As gas prices reach record highs in the state of California last week, Governor Jerry Brown has decided to implement new policies to lower the costs and get drivers back on the road. According to recent news reports Brown has instructed the California Air Resources Board to take immediately steps to increase the supply of fuel to the state. This will be done by selling a new winter mix of gasoline that the state generally does not release for sale until the month of November.
This winter blend evaporates more quickly than summer gas, but it could increase the fuel supply by as much as 10% and could immediately start to lower gas prices. This move has not been made sooner because the summer blend gasoline is more environmentally friendly
Legislative members agree that the prices in the Golden State have risen to levels which are now beginning to impact small businesses and customers. Although Californians have grown accustomed to gas prices which are generally higher than the national average, they have now reached an average of $4.66 throughout the state which has drivers reeling. The gas costs jumped suddenly last Thursday and have continued to rise.

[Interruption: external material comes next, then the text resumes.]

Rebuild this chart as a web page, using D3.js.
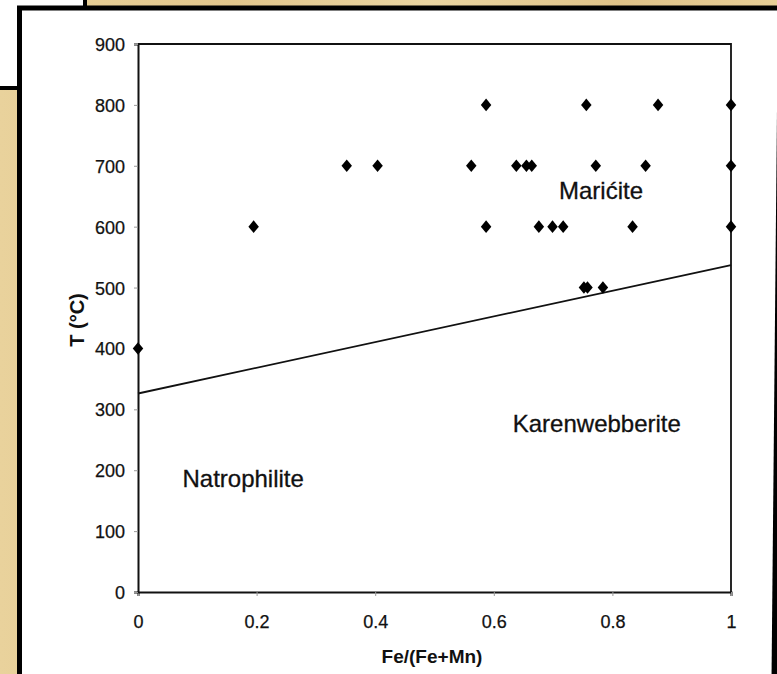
<!DOCTYPE html>
<html>
<head>
<meta charset="utf-8">
<script src="https://cdn.jsdelivr.net/npm/d3@7"></script>
<style>
  html, body { margin: 0; padding: 0; background: #fff; }
  svg { display: block; }
  text { font-family: "Liberation Sans", Arial, sans-serif; fill: #111; }
</style>
</head>
<body>
<script>
// ---- data ----
const feRatio     = [0, 0.195, 0.352, 0.404, 0.562, 0.587, 0.587, 0.638, 0.655, 0.664, 0.676, 0.699, 0.717, 0.752, 0.758, 0.756, 0.772, 0.784, 0.834, 0.856, 0.877, 1, 1, 1];
const temperature = [400, 600, 700, 700, 700, 800, 600, 700, 700, 700, 600, 600, 600, 500, 500, 800, 700, 500, 600, 700, 800, 800, 700, 600];
const boundaryX = [0, 1];
const boundaryT = [326, 537];
const xTicks = [0, 0.2, 0.4, 0.6, 0.8, 1];
const yTicks = [0, 100, 200, 300, 400, 500, 600, 700, 800, 900];
const fieldNames = ["Mari\u0107ite", "Karenwebberite", "Natrophilite"];
const fieldX = [0.71, 0.632, 0.075];
const fieldT = [645, 263, 172];
const xLabel = "Fe/(Fe+Mn)";
const yLabel = "T (\u00B0C)";

const W = 777, H = 674;
const svg = d3.select("body").append("svg").attr("width", W).attr("height", H);

// ---- page background (parchment + white panels) ----
const defs = svg.append("defs");
const grad = defs.append("linearGradient").attr("id", "parch").attr("x1", 0).attr("x2", 1).attr("y1", 0).attr("y2", 0);
[["0%", "#e9d29c"], ["30%", "#e2c68c"], ["55%", "#ead5a2"], ["80%", "#dfc288"], ["100%", "#e8cf98"]]
  .forEach(([o, c]) => grad.append("stop").attr("offset", o).attr("stop-color", c));
svg.append("rect").attr("width", W).attr("height", H).attr("fill", "url(#parch)");

// small white card at top-left
svg.append("rect").attr("x", -5).attr("y", -5).attr("width", 90).attr("height", 93)
  .attr("fill", "#fff").attr("stroke", "#000").attr("stroke-width", 4);
// main white panel
svg.append("rect").attr("x", 19.5).attr("y", 8).attr("width", 770).attr("height", 700)
  .attr("fill", "#fff").attr("stroke", "#000").attr("stroke-width", 5);
// right border (slightly skewed scan)
svg.append("line").attr("x1", 781).attr("y1", 6).attr("x2", 774.5).attr("y2", 680)
  .attr("stroke", "#000").attr("stroke-width", 6);

// ---- chart ----
const x0 = 138, x1 = 731, y0 = 592, y1 = 44;
const x = d3.scaleLinear().domain([0, 1]).range([x0, x1]);
const y = d3.scaleLinear().domain([0, 900]).range([y0, y1]);

// plot frame (top & right)
svg.append("path").attr("d", `M${x0},${y1}H${x1}V${y0}`).attr("fill", "none")
  .attr("stroke", "#111").attr("stroke-width", 1.8);

// axes
const xAxis = svg.append("g").attr("transform", `translate(0,${y0})`)
  .call(d3.axisBottom(x).tickValues(xTicks).tickFormat(d => d3.format("")(d)).tickSize(4).tickPadding(19));
const yAxis = svg.append("g").attr("transform", `translate(${x0},0)`)
  .call(d3.axisLeft(y).tickValues(yTicks).tickSize(4).tickPadding(9));
[xAxis, yAxis].forEach(g => {
  g.select(".domain").attr("stroke", "#111").attr("stroke-width", 2);
  g.selectAll(".tick line").attr("stroke", "#999").attr("stroke-width", 1);
  g.selectAll(".tick text").attr("font-family", "'Liberation Sans', Arial, sans-serif")
    .attr("font-size", 18).attr("fill", "#111").attr("stroke", "#111").attr("stroke-width", 0.25);
});
yAxis.selectAll(".tick text").attr("dy", "0.36em");

// boundary line
svg.append("line")
  .attr("x1", x(boundaryX[0])).attr("y1", y(boundaryT[0]))
  .attr("x2", x(boundaryX[1])).attr("y2", y(boundaryT[1]))
  .attr("stroke", "#111").attr("stroke-width", 1.8);

// diamond markers
const diamond = {
  draw(ctx, size) {
    const rx = Math.sqrt(size) * 0.5, ry = rx * 1.2;
    ctx.moveTo(0, -ry); ctx.lineTo(rx, 0); ctx.lineTo(0, ry); ctx.lineTo(-rx, 0); ctx.closePath();
  }
};
const sym = d3.symbol().type(diamond).size(110);
svg.append("g").selectAll("path").data(feRatio.map((v, i) => [v, temperature[i]]))
  .join("path")
  .attr("transform", d => `translate(${x(d[0])},${y(d[1])})`)
  .attr("d", sym).attr("fill", "#000");

// field labels
svg.append("g").selectAll("text").data(fieldNames).join("text")
  .attr("x", (d, i) => x(fieldX[i])).attr("y", (d, i) => y(fieldT[i]))
  .attr("font-size", 24).attr("stroke", "#111").attr("stroke-width", 0.3).text(d => d);

// axis titles
svg.append("text").attr("x", 432).attr("y", 663).attr("text-anchor", "middle")
  .attr("font-size", 19).attr("font-weight", "bold").text(xLabel);
svg.append("text").attr("transform", "translate(84,320) rotate(-90)").attr("text-anchor", "middle")
  .attr("font-size", 20).attr("font-weight", "bold").text(yLabel);
</script>
</body>
</html>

Much of the criticism has been hurled at Governor Jerry Brown. Many drivers recognize that other states have not faced the same types of gas issues and California seems to pay the price that others do not have to pay.
Much of the blame has been directed at the refineries. For instance, power failures and a fire two months ago have lowered the amount of production in the last few months. The Bay area fire eliminated an estimated 245,000-barrel-a-day production which has not resumed.
There are other issues which are also being investigated. Calls were made by Senator Dianne Feinstein to investigate the variation in California energy costs which she claims “cannot be explained by market fundamentals and which turn out years later to have been the result of malicious and manipulative trading activity.”
So why is gasoline so expensive in California? First, they use a more expensive gas formulation. They also have the strictest emission control regulations in the country, even stricter than the federal government. Given the requirements for this state this means that California drivers have to have refineries which are designed to make their special formula and when there is a shortage gasoline cannot be trucked in from other states to lower the costs or increase the supply. And what else increases the costs? Taxes. California drivers pay an average of 68 cents per gallon of gas in taxes and more than half of that goes to the state.
So, what can we deduce from this situation? Although the price of oil has risen and that can account for some of the spike in oil prices throughout the nation, California has implemented policies and decided that certain environmental ideals are more important that having affordable gas for the citizens of their state.